Türk futbolu nereye gidiyor?

Abone Ol

İzniniz olursa sorduğum soruya ilk ben cevap vereyim: Bir bilinmeze doğru yol alıyor.

Bardağı taşıran son damla geçtiğimiz Pazar günü Galatasaray ile Trabzonspor arasında oynanan maçta yaşandı.

Anlaşılan o ki bu maçın tartışması günler, hatta aylar sürecek.

Bu sezon ilk kez FİFA kokartı takan maçın hakemi Deniz Ateş Bitnel, Antalyalı gözlemci İlhami Kaplan’dan 10 üzerinden 6.5 not aldı. Bu not sezonun en düşük notu oldu. Bu da demek oluyor ki hakem Bitnel, sezon sonuna kadar bir daha düdük çalamayacak.

Özetle Bitnel son derece kötü bir yönetim gösterdi, sonuca direkt etki etti. Cezasını da çekecektir.

Peki, suçu Bitnel’e yıkıp işin içinden sıyrılmamız mümkün mü?

Trabzonsporlu Salih Dursun, Özer Hurmacı ve Aykut Demir adeta kırmızı kart görmek için çırpındı durdu. Yetmedi hakeme kırmızı kart gösterdiler! Yine yetmedi, iddiaya göre Aykut Demir, soyunma odası koridorlarında hakemin üzerine yürüdü, “Ayağına sıkarım” diye tehdit etti.

Yazımın girişinde Türk futbolunda iyi şeyler olmuyor diye belirttim.

Geçtiğimiz hafta gözden kaçırmamamız gereken bir maç daha vardı. O da Bursaspor ile Fenerbahçe arasında oynanan karşılaşmaydı. Daha doğrusu maç öncesi yaşananları atlamamak gerekir. Bursaspor taraftarı cezalı olduğu için kendi evindeki maça giremedi. Bursa İl Güvenlik Kurulu da aldığı kararla Fenerbahçe taraftarının stada girişini yasakladı. Bu karar bana göre yüz kızartıcıydı, taraftarı futboldan uzaklaştırmaya yönelikti.

Maalesef bu ‘kara’ karar ilk değildi. Son olacağa da benzemiyor.

Ligin ilk yarısında benzer bir olay da Konya’da yaşanmıştı. Konya İl Güvenlik Kurulu da buna benzer keyfi bir uygulamaya imza atmıştı. Kurul, olay çıkabileceği gerekçesiyle Antalyaspor taraftarının Konya’ya gelmesine izin vermemişti.

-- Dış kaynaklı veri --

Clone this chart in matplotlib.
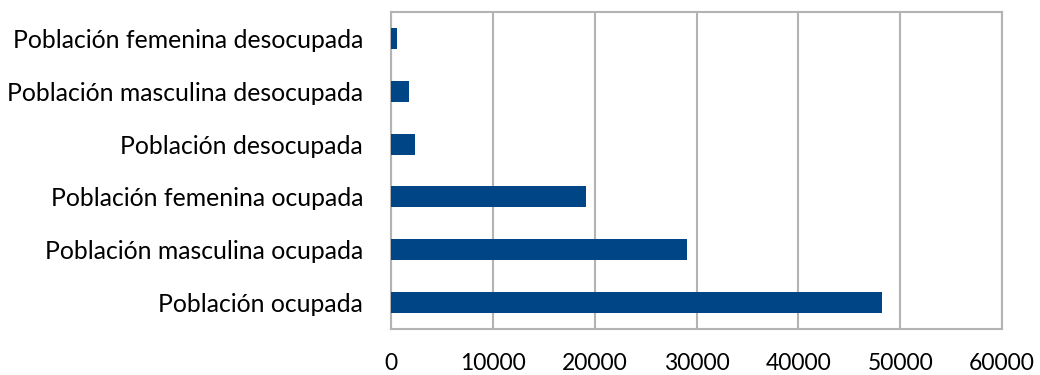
import matplotlib
matplotlib.use('Agg')
from matplotlib import pyplot as plt

categorias = ['Población ocupada',
              'Población masculina ocupada',
              'Población femenina ocupada',
              'Población desocupada',
              'Población masculina desocupada',
              'Población femenina desocupada']
valores = [48200, 29050, 19120, 2360, 1800, 560]

plt.rcParams['font.family'] = ['Lato', 'DejaVu Sans']

fig = plt.figure(figsize=(10.4, 3.75), dpi=100)
ax = fig.add_axes([391 / 1040, 1 - 329 / 375, 611 / 1040, 317 / 375])

ax.barh(range(len(categorias)), valores, height=0.4, color='#004586', zorder=3)

ax.set_xlim(0, 60000)
ax.set_ylim(-0.5, len(categorias) - 0.5)
ax.set_xticks(range(0, 60001, 10000))
ax.set_yticks(range(len(categorias)))
ax.set_yticklabels(categorias)

ax.grid(True, axis='x', color='#b3b3b3', linewidth=1.5, zorder=0)
for s in ax.spines.values():
    s.set_color('#b3b3b3')
    s.set_linewidth(1.5)
ax.tick_params(axis='both', length=0, colors='black')
ax.tick_params(axis='x', pad=17, labelsize=16.5)
ax.tick_params(axis='y', pad=20, labelsize=17.8)

fig.savefig('out.png', dpi=100)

Düşünebiliyor musunuz güvenliği sağlamakla mükellef görevliler “Güvenliği sağlayamayız” diyor. Peki, gerçekten 500 taraftarı kontrol altında tutamazlar mı? Elbette tutarlar. Ancak bu Konyaspor çıkarlarına (!) ters bir durum olurdu.

Bitmedi.

Antalyaspor iki hafta önce Eskişehirspor ile karşılaştı. Kırmızı beyazlı takım, deplasmanda olmasına rağmen ilk yarıyı 1-0 önde tamamladı. Devre arasında ne oldu dersiniz? Saha görevlileri sadece Antalyaspor yara alanını suladı. Çimler kayganlaştı ve Antalyaspor sıkıntılı anlar yaşadı. Eskişehir’in bir ve üçüncü gölüne bakarsanız ne demek istediğimi daha iyi anlarsınız.

Buna benzer bir yığın hoş olmayan olay yaşanıyor Türk futbolunda. Federasyon radikal karar alamıyor. İl güvenlik kurulu kararları karşısında sessiz kalıyor. Ev sahibi takımların her türlü hilebaz oyunlarını görmezden geliyor. Yaptığı tek şey ise taraftarı cezalandırmak. Bu da futbola olan ilgiyi günden güne azaltıyor, yeni olaylara davetiye çıkarıyor. Oysaki TFF’nin görevi taraftarı statlara çekmek, onlara seyir zevki yüksek maçlar izletmek olmalı. Ama nerede?